Sr Data Engineer | Codersbrain
full-time
Posted on April 10, 2025
Job Description
Sr Data Engineer
Job Summary
As a Sr Data Engineer on the AWS Cloud team, you will be responsible for designing and developing data ingestion pipelines from various data sources into the cloud. You will lead the delivery of data products, leveraging Cloud Native strategies and best practices, drawing from over 15 years of IT experience.
Responsibilities
- Design and develop distributed systems capable of handling petabytes of data.
- Lead the development of data lakes with data ingestion from disparate sources, including relational databases, flat files, APIs, and streaming data.
- Architect and implement robust ETL pipelines using AWS Glue, defining data extraction methods, transformation logic, and data loading procedures.
- Collaborate with the infrastructure team for AWS service provisioning for databases, services, network design, IAM roles, and AWS cluster.
- Design, orchestrate, and schedule jobs using Airflow.
- Utilize large language models (LLMs) for data classification and identification of PII data entities.
Qualifications
- 15 years of experience in the design and delivery of distributed systems.
- 10 years of experience in the development of data lakes and CI/CD pipelines (GitHub Actions, Jenkins).
- Expertise in core AWS Services such as AWS IAM, VPC, EC2, EKS/ECS, S3, RDS, and others.
- Proficiency in programming languages like Python and PySpark.
- Experience in using Infrastructure as Code (IaC) tools like Terraform.
- Ability to work with NoSQL databases like Document DB.
- Knowledge of AWS AI services like AWS Entity Resolution and AWS Comprehend.
Preferred Skills
- Experience in the development of data audit, compliance, and retention standards for data governance.

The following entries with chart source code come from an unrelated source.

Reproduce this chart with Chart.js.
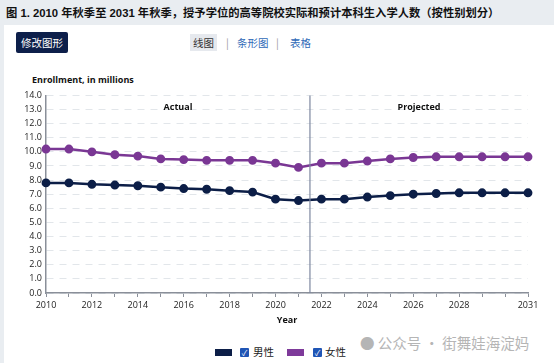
<!DOCTYPE html>
<html>
<head>
<meta charset="utf-8">
<script src="https://cdn.jsdelivr.net/npm/chart.js@4.4.0/dist/chart.umd.min.js"></script>
<style>
  body { margin:0; width:554px; height:363px; background:#e9edf1; font-family:"Open Sans","Noto Sans CJK SC",sans-serif; overflow:hidden; position:relative; }
  .title { position:absolute; left:6px; top:4px; font-size:11.3px; font-weight:bold; color:#111; font-family:"Liberation Sans","Noto Sans CJK SC",sans-serif; }
  .panel { position:absolute; left:4px; top:25px; width:550px; height:338px; background:#fff; }
  .btn { position:absolute; left:16px; top:32px; width:52px; height:21px; background:#0d1f4a; color:#fff; border-radius:2px; font-size:10.5px; line-height:21px; text-align:center; font-family:"Noto Sans CJK SC",sans-serif; }
  .tabs { position:absolute; top:34px; left:190px; font-size:10.5px; font-family:"Noto Sans CJK SC",sans-serif; color:#2f6ab7; }
  .tabs span { position:absolute; white-space:nowrap; line-height:17px; }
  .tabs .on { background:#e6e9ee; color:#333; padding:0 3px; left:0; }
  .tabs .sep { color:#999; }
  .ytitle { position:absolute; left:32px; top:73px; font-size:9px; font-weight:bold; color:#111; }
  #holder { position:absolute; left:4px; top:86px; width:550px; height:243px; }
  .legend { position:absolute; top:344px; left:215px; font-size:10.5px; font-family:"Noto Sans CJK SC",sans-serif; color:#222; }
  .legend span { position:absolute; white-space:nowrap; }
  .sw { width:17px; height:7px; top:5px; }
  .cb { width:9px; height:9px; top:4px; background:#1f55b5; border-radius:1px; color:#fff; font-size:8px; line-height:9px; text-align:center; }
  .wm { position:absolute; left:360px; top:332px; font-size:14.5px; color:#b5b5b5; font-family:"Noto Sans CJK SC",sans-serif; white-space:nowrap; }
</style>
</head>
<body>
<div class="title">图 1. 2010 年秋季至 2031 年秋季，授予学位的高等院校实际和预计本科生入学人数（按性别划分）</div>
<div class="panel"></div>
<div class="btn">修改图形</div>
<div class="tabs">
  <span class="on">线图</span>
  <span class="sep" style="left:36px">|</span>
  <span style="left:47px">条形图</span>
  <span class="sep" style="left:86px">|</span>
  <span style="left:100px">表格</span>
</div>
<div class="ytitle">Enrollment, in millions</div>
<div id="holder"><canvas id="chart-area"></canvas></div>
<div class="wm">● 公众号 · 街舞娃海淀妈</div>
<div class="legend">
  <span class="sw" style="left:0;background:#0c1e47"></span>
  <span class="cb" style="left:25px">✓</span>
  <span style="left:38px;top:0">男性</span>
  <span class="sw" style="left:72px;background:#7e3a9a"></span>
  <span class="cb" style="left:98px">✓</span>
  <span style="left:110px;top:0">女性</span>
</div>
<script>
var years = ['2010','2011','2012','2013','2014','2015','2016','2017','2018','2019','2020',
             '2021','2022','2023','2024','2025','2026','2027','2028','2029','2030','2031'];
var male = [7.8, 7.8, 7.7, 7.65, 7.6, 7.5, 7.4, 7.35, 7.25, 7.15, 6.65,
            6.55, 6.65, 6.65, 6.8, 6.9, 7.0, 7.05, 7.1, 7.1, 7.1, 7.1];
var female = [10.2, 10.2, 10.0, 9.8, 9.7, 9.5, 9.45, 9.4, 9.4, 9.4, 9.2,
              8.9, 9.2, 9.2, 9.35, 9.5, 9.6, 9.65, 9.65, 9.65, 9.65, 9.65];
var shownYears = ['2010','2012','2014','2016','2018','2020','2022','2024','2026','2028','2031'];
var lastActual = 11; // 2021

var splitLine = {
  id: 'splitLine',
  afterDatasetsDraw: function(chart) {
    var ctx = chart.ctx, x = chart.scales.x, a = chart.chartArea;
    var px = (x.getPixelForValue(lastActual) + x.getPixelForValue(lastActual + 1)) / 2;
    ctx.save();
    ctx.strokeStyle = '#7d879f';
    ctx.lineWidth = 1.2;
    ctx.beginPath();
    ctx.moveTo(px, a.top);
    ctx.lineTo(px, a.bottom);
    ctx.stroke();
    ctx.fillStyle = '#111';
    ctx.font = 'bold 9px "Open Sans", sans-serif';
    ctx.textAlign = 'center';
    ctx.textBaseline = 'middle';
    ctx.fillText('Actual', (a.left + px) / 2, a.top + 12);
    ctx.fillText('Projected', (px + a.right) / 2, a.top + 12);
    ctx.restore();
  }
};

var config = {
  type: 'line',
  data: {
    labels: years,
    datasets: [{
      label: '男性',
      data: male,
      borderColor: '#0c1e47',
      backgroundColor: '#0c1e47',
      borderWidth: 2.5,
      pointRadius: 3.2,
      tension: 0
    }, {
      label: '女性',
      data: female,
      borderColor: '#7a3794',
      backgroundColor: '#7a3794',
      borderWidth: 2.5,
      pointRadius: 3.2,
      tension: 0
    }]
  },
  options: {
    responsive: true,
    maintainAspectRatio: false,
    animation: false,
    layout: { padding: { top: 8, right: 26, bottom: 0, left: 0 } },
    plugins: { legend: { display: false }, tooltip: { enabled: false } },
    scales: {
      x: {
        offset: false,
        afterFit: function(s) { s.height = 36; },
        grid: { display: true, drawOnChartArea: false, tickLength: 4, color: '#8a8f99' },
        border: { color: '#8a8f99', width: 1.5 },
        ticks: {
          autoSkip: false, maxRotation: 0, color: '#222', padding: 3,
          font: { size: 9, family: '"Open Sans", sans-serif' },
          callback: function(v) {
            var y = this.getLabelForValue(v);
            return shownYears.indexOf(y) >= 0 ? y : '';
          }
        },
        title: { display: true, text: 'Year', color: '#111', padding: { top: 3, bottom: 3 },
                 font: { size: 9, weight: 'bold', family: '"Open Sans", sans-serif' } }
      },
      y: {
        min: 0, max: 14,
        afterFit: function(s) { s.width = 42; },
        ticks: {
          stepSize: 1, color: '#222', padding: 4,
          font: { size: 9, family: '"Open Sans", sans-serif' },
          callback: function(v) { return v.toFixed(1); }
        },
        grid: { color: '#e2e6ea', lineWidth: 1, drawTicks: false },
        border: { color: '#8a8f99', width: 1.5, dash: [7, 6] }
      }
    }
  },
  plugins: [splitLine]
};

window.onload = function() {
  var ctx = document.getElementById('chart-area').getContext('2d');
  window.myLine = new Chart(ctx, config);
};
</script>
</body>
</html>
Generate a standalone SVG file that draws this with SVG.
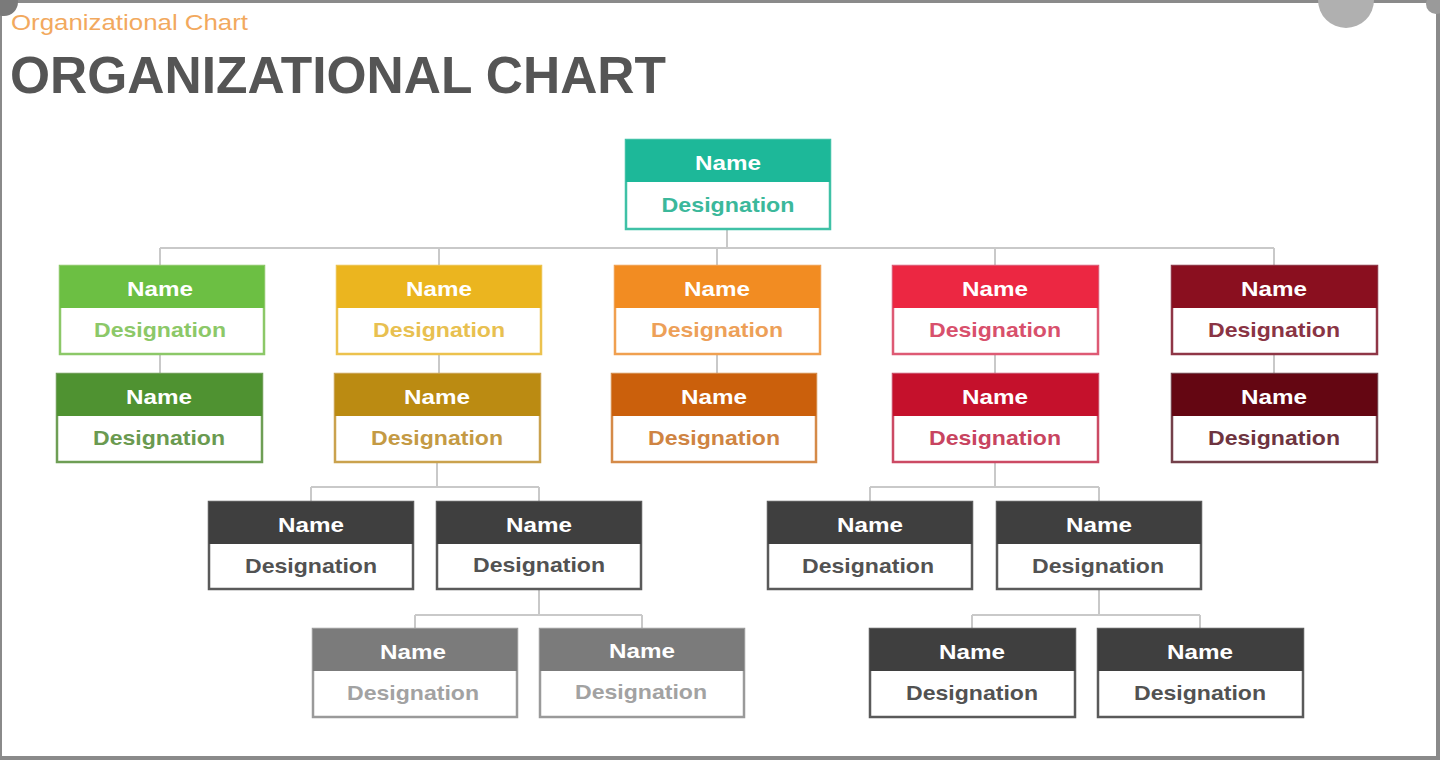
<svg xmlns="http://www.w3.org/2000/svg" width="1440" height="760" viewBox="0 0 1440 760">
<style>
  .frame{fill:none;stroke:#8a8a8a}
  .conn{fill:none;stroke:#c9c9c9;stroke-width:2}
  .box{fill:#ffffff;stroke-width:2.5}
  .nm{font-family:"Liberation Sans",Arial,sans-serif;font-weight:bold;font-size:21px;fill:#ffffff;text-anchor:middle}
  .ds{font-family:"Liberation Sans",Arial,sans-serif;font-weight:bold;font-size:21px;text-anchor:middle}
  .title{font-family:"Liberation Sans",Arial,sans-serif;font-weight:bold;font-size:52px;fill:#555555}
  .sub{font-family:"Liberation Sans",Arial,sans-serif;font-size:22px;fill:#f2a95e}
</style>
<rect width="1440" height="760" fill="#ffffff"/>
<g id="frame">
  <line x1="0" y1="1.5" x2="1440" y2="1.5" stroke="#8a8a8a" stroke-width="3"/>
  <line x1="1" y1="0" x2="1" y2="760" stroke="#8a8a8a" stroke-width="2"/>
  <line x1="1438" y1="0" x2="1438" y2="760" stroke="#8a8a8a" stroke-width="4"/>
  <line x1="0" y1="758" x2="1440" y2="758" stroke="#8a8a8a" stroke-width="4"/>
  <circle cx="1346" cy="0" r="28" fill="#b0b0b0"/>
  <circle cx="4" cy="2" r="14" fill="#7a7a7a"/>
  <circle cx="1436" cy="4" r="10" fill="#9a9a9a"/>
</g>
<text class="sub" x="11" y="30" textLength="237" lengthAdjust="spacingAndGlyphs">Organizational  Chart</text>
<text class="title" x="10" y="93" textLength="656" lengthAdjust="spacingAndGlyphs">ORGANIZATIONAL  CHART</text>

<g id="connectors">
  <path class="conn" d="M727 229V248M160 248H1274M160 248V266M439 248V266M717 248V266M995 248V266M1274 248V266"/>
  <path class="conn" d="M160 354V374M439 354V374M717 354V374M995 354V374M1274 354V374"/>
  <path class="conn" d="M437 462V487M311 487H539M311 487V502M539 487V502"/>
  <path class="conn" d="M995 462V487M870 487H1099M870 487V502M1099 487V502"/>
  <path class="conn" d="M539 590V615M415 615H642M415 615V629M642 615V629"/>
  <path class="conn" d="M1099 590V615M972 615H1200M972 615V629M1200 615V629"/>
</g>

<g id="n-root" transform="translate(626,140)">
  <rect class="box" x="0" y="0" width="204" height="89" stroke="#3fc1a6"/>
  <rect x="0" y="0" width="204" height="42" fill="#1db899"/>
  <text class="nm" x="102" y="30" textLength="66" lengthAdjust="spacingAndGlyphs">Name</text>
  <text class="ds" x="102" y="72" fill="#3bb89b" textLength="133" lengthAdjust="spacingAndGlyphs">Designation</text>
</g>

<g id="n-r1c1" transform="translate(60,266)">
  <rect class="box" x="0" y="0" width="204" height="88" stroke="#8cc868"/>
  <rect x="0" y="0" width="204" height="42" fill="#6cbf43"/>
  <text class="nm" x="100" y="30" textLength="66" lengthAdjust="spacingAndGlyphs">Name</text>
  <text class="ds" x="100" y="71" fill="#8cc868" textLength="132" lengthAdjust="spacingAndGlyphs">Designation</text>
</g>
<g id="n-r1c2" transform="translate(337,266)">
  <rect class="box" x="0" y="0" width="204" height="88" stroke="#ecc24e"/>
  <rect x="0" y="0" width="204" height="42" fill="#ebb51f"/>
  <text class="nm" x="102" y="30" textLength="66" lengthAdjust="spacingAndGlyphs">Name</text>
  <text class="ds" x="102" y="71" fill="#e8c050" textLength="132" lengthAdjust="spacingAndGlyphs">Designation</text>
</g>
<g id="n-r1c3" transform="translate(615,266)">
  <rect class="box" x="0" y="0" width="205" height="88" stroke="#f0a050"/>
  <rect x="0" y="0" width="205" height="42" fill="#f28c22"/>
  <text class="nm" x="102" y="30" textLength="66" lengthAdjust="spacingAndGlyphs">Name</text>
  <text class="ds" x="102" y="71" fill="#eda058" textLength="132" lengthAdjust="spacingAndGlyphs">Designation</text>
</g>
<g id="n-r1c4" transform="translate(893,266)">
  <rect class="box" x="0" y="0" width="205" height="88" stroke="#de5a74"/>
  <rect x="0" y="0" width="205" height="42" fill="#ec2742"/>
  <text class="nm" x="102" y="30" textLength="66" lengthAdjust="spacingAndGlyphs">Name</text>
  <text class="ds" x="102" y="71" fill="#d8506c" textLength="132" lengthAdjust="spacingAndGlyphs">Designation</text>
</g>
<g id="n-r1c5" transform="translate(1172,266)">
  <rect class="box" x="0" y="0" width="205" height="88" stroke="#8f3646"/>
  <rect x="0" y="0" width="205" height="42" fill="#8a0f1f"/>
  <text class="nm" x="102" y="30" textLength="66" lengthAdjust="spacingAndGlyphs">Name</text>
  <text class="ds" x="102" y="71" fill="#8a3444" textLength="132" lengthAdjust="spacingAndGlyphs">Designation</text>
</g>

<g id="n-r2c1" transform="translate(57,374)">
  <rect class="box" x="0" y="0" width="205" height="88" stroke="#6e9e55"/>
  <rect x="0" y="0" width="205" height="42" fill="#4f9231"/>
  <text class="nm" x="102" y="30" textLength="66" lengthAdjust="spacingAndGlyphs">Name</text>
  <text class="ds" x="102" y="71" fill="#6a9a50" textLength="132" lengthAdjust="spacingAndGlyphs">Designation</text>
</g>
<g id="n-r2c2" transform="translate(335,374)">
  <rect class="box" x="0" y="0" width="205" height="88" stroke="#caa24e"/>
  <rect x="0" y="0" width="205" height="42" fill="#bb8b12"/>
  <text class="nm" x="102" y="30" textLength="66" lengthAdjust="spacingAndGlyphs">Name</text>
  <text class="ds" x="102" y="71" fill="#c49a44" textLength="132" lengthAdjust="spacingAndGlyphs">Designation</text>
</g>
<g id="n-r2c3" transform="translate(612,374)">
  <rect class="box" x="0" y="0" width="204" height="88" stroke="#d58a48"/>
  <rect x="0" y="0" width="204" height="42" fill="#cb600c"/>
  <text class="nm" x="102" y="30" textLength="66" lengthAdjust="spacingAndGlyphs">Name</text>
  <text class="ds" x="102" y="71" fill="#cf8442" textLength="132" lengthAdjust="spacingAndGlyphs">Designation</text>
</g>
<g id="n-r2c4" transform="translate(893,374)">
  <rect class="box" x="0" y="0" width="205" height="88" stroke="#cc4a64"/>
  <rect x="0" y="0" width="205" height="42" fill="#c5112c"/>
  <text class="nm" x="102" y="30" textLength="66" lengthAdjust="spacingAndGlyphs">Name</text>
  <text class="ds" x="102" y="71" fill="#c84460" textLength="132" lengthAdjust="spacingAndGlyphs">Designation</text>
</g>
<g id="n-r2c5" transform="translate(1172,374)">
  <rect class="box" x="0" y="0" width="205" height="88" stroke="#74404a"/>
  <rect x="0" y="0" width="205" height="42" fill="#640612"/>
  <text class="nm" x="102" y="30" textLength="66" lengthAdjust="spacingAndGlyphs">Name</text>
  <text class="ds" x="102" y="71" fill="#6e3440" textLength="132" lengthAdjust="spacingAndGlyphs">Designation</text>
</g>

<g id="n-l3a" transform="translate(209,502)">
  <rect class="box" x="0" y="0" width="204" height="87" stroke="#5a5a5a"/>
  <rect x="0" y="0" width="204" height="42" fill="#3f3f3f"/>
  <text class="nm" x="102" y="30" textLength="66" lengthAdjust="spacingAndGlyphs">Name</text>
  <text class="ds" x="102" y="71" fill="#525252" textLength="132" lengthAdjust="spacingAndGlyphs">Designation</text>
</g>
<g id="n-l3b" transform="translate(437,502)">
  <rect class="box" x="0" y="0" width="204" height="87" stroke="#5a5a5a"/>
  <rect x="0" y="0" width="204" height="42" fill="#3f3f3f"/>
  <text class="nm" x="102" y="30" textLength="66" lengthAdjust="spacingAndGlyphs">Name</text>
  <text class="ds" x="102" y="70" fill="#525252" textLength="132" lengthAdjust="spacingAndGlyphs">Designation</text>
</g>
<g id="n-l3c" transform="translate(768,502)">
  <rect class="box" x="0" y="0" width="204" height="87" stroke="#5a5a5a"/>
  <rect x="0" y="0" width="204" height="42" fill="#3f3f3f"/>
  <text class="nm" x="102" y="30" textLength="66" lengthAdjust="spacingAndGlyphs">Name</text>
  <text class="ds" x="100" y="71" fill="#525252" textLength="132" lengthAdjust="spacingAndGlyphs">Designation</text>
</g>
<g id="n-l3d" transform="translate(997,502)">
  <rect class="box" x="0" y="0" width="204" height="87" stroke="#5a5a5a"/>
  <rect x="0" y="0" width="204" height="42" fill="#3f3f3f"/>
  <text class="nm" x="102" y="30" textLength="66" lengthAdjust="spacingAndGlyphs">Name</text>
  <text class="ds" x="101" y="71" fill="#525252" textLength="132" lengthAdjust="spacingAndGlyphs">Designation</text>
</g>

<g id="n-l4a" transform="translate(313,629)">
  <rect class="box" x="0" y="0" width="204" height="88" stroke="#9a9a9a"/>
  <rect x="0" y="0" width="204" height="42" fill="#7b7b7b"/>
  <text class="nm" x="100" y="30" textLength="66" lengthAdjust="spacingAndGlyphs">Name</text>
  <text class="ds" x="100" y="71" fill="#a2a2a2" textLength="132" lengthAdjust="spacingAndGlyphs">Designation</text>
</g>
<g id="n-l4b" transform="translate(540,629)">
  <rect class="box" x="0" y="0" width="204" height="88" stroke="#9a9a9a"/>
  <rect x="0" y="0" width="204" height="42" fill="#7b7b7b"/>
  <text class="nm" x="102" y="29" textLength="66" lengthAdjust="spacingAndGlyphs">Name</text>
  <text class="ds" x="101" y="70" fill="#a2a2a2" textLength="132" lengthAdjust="spacingAndGlyphs">Designation</text>
</g>
<g id="n-l4c" transform="translate(870,629)">
  <rect class="box" x="0" y="0" width="205" height="88" stroke="#5a5a5a"/>
  <rect x="0" y="0" width="205" height="42" fill="#3f3f3f"/>
  <text class="nm" x="102" y="30" textLength="66" lengthAdjust="spacingAndGlyphs">Name</text>
  <text class="ds" x="102" y="71" fill="#525252" textLength="132" lengthAdjust="spacingAndGlyphs">Designation</text>
</g>
<g id="n-l4d" transform="translate(1098,629)">
  <rect class="box" x="0" y="0" width="205" height="88" stroke="#5a5a5a"/>
  <rect x="0" y="0" width="205" height="42" fill="#3f3f3f"/>
  <text class="nm" x="102" y="30" textLength="66" lengthAdjust="spacingAndGlyphs">Name</text>
  <text class="ds" x="102" y="71" fill="#525252" textLength="132" lengthAdjust="spacingAndGlyphs">Designation</text>
</g>
</svg>
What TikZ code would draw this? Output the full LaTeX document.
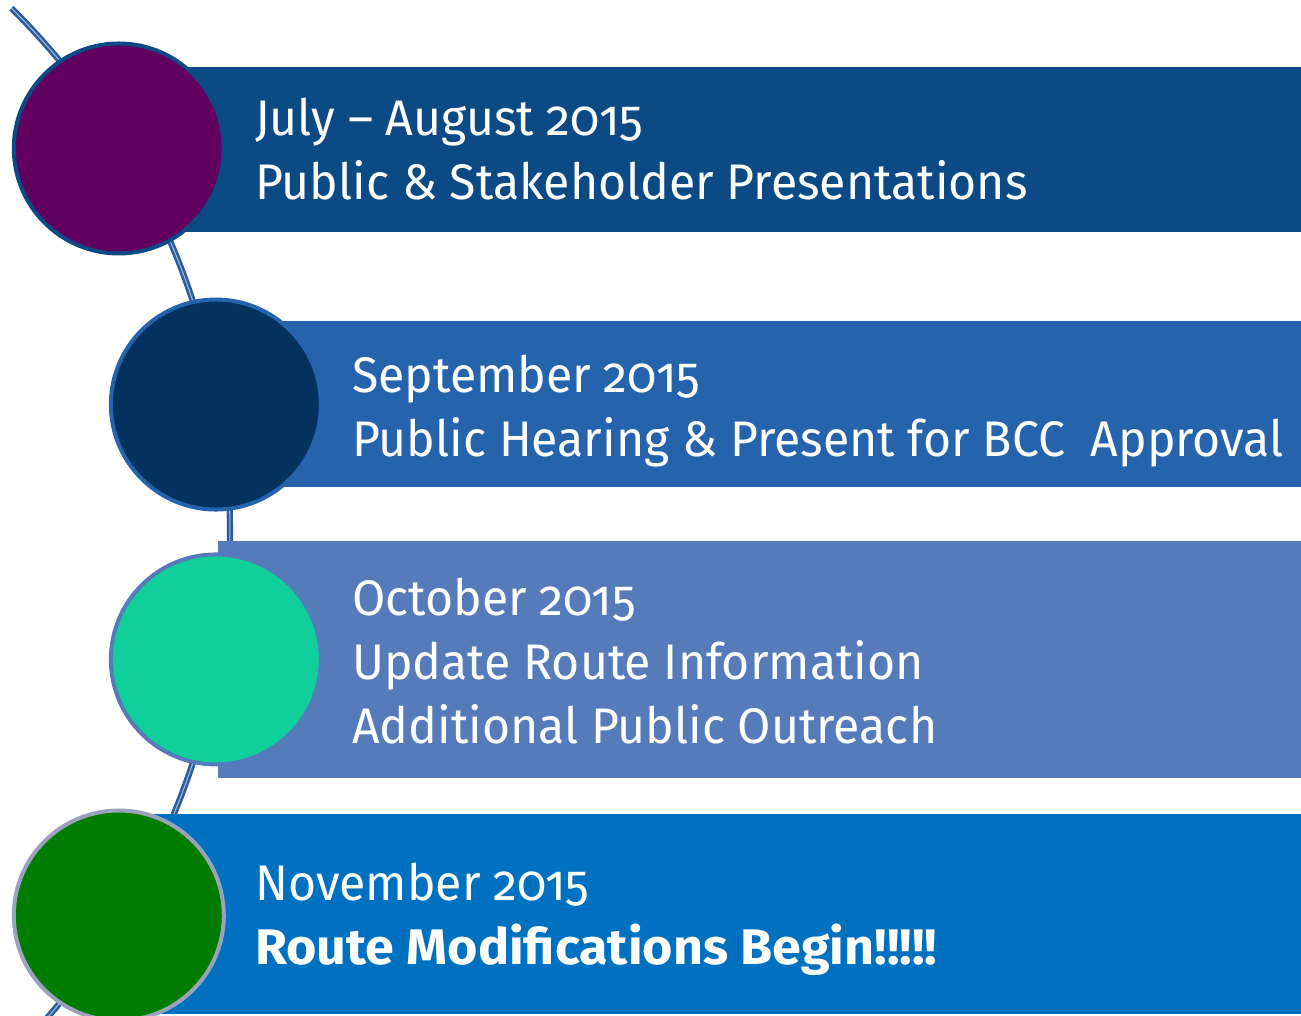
\documentclass[tikz,border=0pt]{standalone}
\usepackage{fontspec}
\setmainfont{Fira Sans}[Numbers=OldStyle, UprightFeatures={FakeStretch=0.964}, BoldFeatures={FakeStretch=1.04}]
\usetikzlibrary{calc}
\usetikzlibrary{positioning}

\definecolor{barone}{HTML}{0B4A85}
\definecolor{bartwo}{HTML}{2563AD}
\definecolor{barthree}{HTML}{557BBB}
\definecolor{barfour}{HTML}{0070C0}
\definecolor{dotone}{HTML}{620062}
\definecolor{dottwo}{HTML}{03325F}
\definecolor{dotthree}{HTML}{11CF9A}
\definecolor{dotfour}{HTML}{007D00}
\definecolor{rimfour}{HTML}{9BA3BC}
\definecolor{spineblue}{HTML}{2A5D9E}
\definecolor{spinelight}{HTML}{A9BEDC}

\begin{document}
\begin{tikzpicture}[x=1pt,y=1pt,
  bar/.style={rectangle, inner sep=0pt, anchor=south west},
  dot/.style={circle, inner sep=0pt, minimum size=210pt, line width=4pt},
  spine/.style={draw=spineblue, line width=2.6pt, double=spinelight, double distance=1pt},
  caption/.style={text=white, align=left, anchor=base west, inner sep=0pt,
    font=\fontsize{50}{64}\selectfont}]

% page frame
\useasboundingbox (0,0) rectangle (1301,1016);
\clip (0,0) rectangle (1301,1016);

% centre of the big arc
\coordinate (hub) at (-507,484);

% time line arc
\draw[spine] ($(hub)+(45.3:737)$) arc[start angle=45.3, end angle=-48, radius=737];

% bars
\node[bar, fill=barone, minimum width=1184pt, minimum height=165pt] (bar1) at (117,784) {};
\node[bar, fill=bartwo, minimum width=1087pt, minimum height=166pt] (bar2) at (214,529) {};
\node[bar, fill=barthree, minimum width=1083pt, minimum height=237pt] (bar3) at (218,238) {};
\node[bar, fill=barfour, minimum width=1183pt, minimum height=200pt] (bar4) at (118,2) {};

% circles on the arc
\node[dot, fill=dotone, draw=barone] (dot1) at ($(hub)+(31.5:734)$) {};
\node[dot, fill=dottwo, draw=bartwo] (dot2) at ($(hub)+(10:734)$) {};
\node[dot, fill=dotthree, draw=barthree] (dot3) at ($(hub)+(-10:734)$) {};
\node[dot, fill=dotfour, draw=rimfour] (dot4) at ($(hub)+(-31.5:734)$) {};

% texts (base = last line)
\node[caption] (text1) at (255,816) {July – August 2015\\Public \& Stakeholder Presentations};
\node[caption] (text2) at (352,559) {September 2015\\Public Hearing \& Present for BCC~ Approval};
\node[caption] (text3) at (352,272) {October 2015\\Update Route Information\\Additional Public Outreach};
\node[caption] (text4) at (255,51) {November 2015\\\textbf{Route Modifications Begin!!!!!}};

\end{tikzpicture}
\end{document}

- Familiarity with column-oriented data file formats like Apache Parquet and Apache Iceberg.
- Expertise in developing Retrieval-Augmented Generation (RAG) and Agentic Workflows for LLMs.
- Ability to develop re-ranking strategies for improving LLM output quality.
Experience
- 15+ years in IT, with significant experience in distributed systems, AWS services, and data engineering.
- 2-3 years of experience working with NoSQL databases like Document DB.
Environment
- Location: Bangalore, Hyderabad, Pune, Indore, Noida, Mumbai, Ahmedabad, Chennai, Kolkata.
- This is a full-time position with an immediate start date.
Growth Opportunities
Potential for career advancement within the cloud and data engineering teams, expanding into roles such as Data Architect or Cloud Solutions Architect.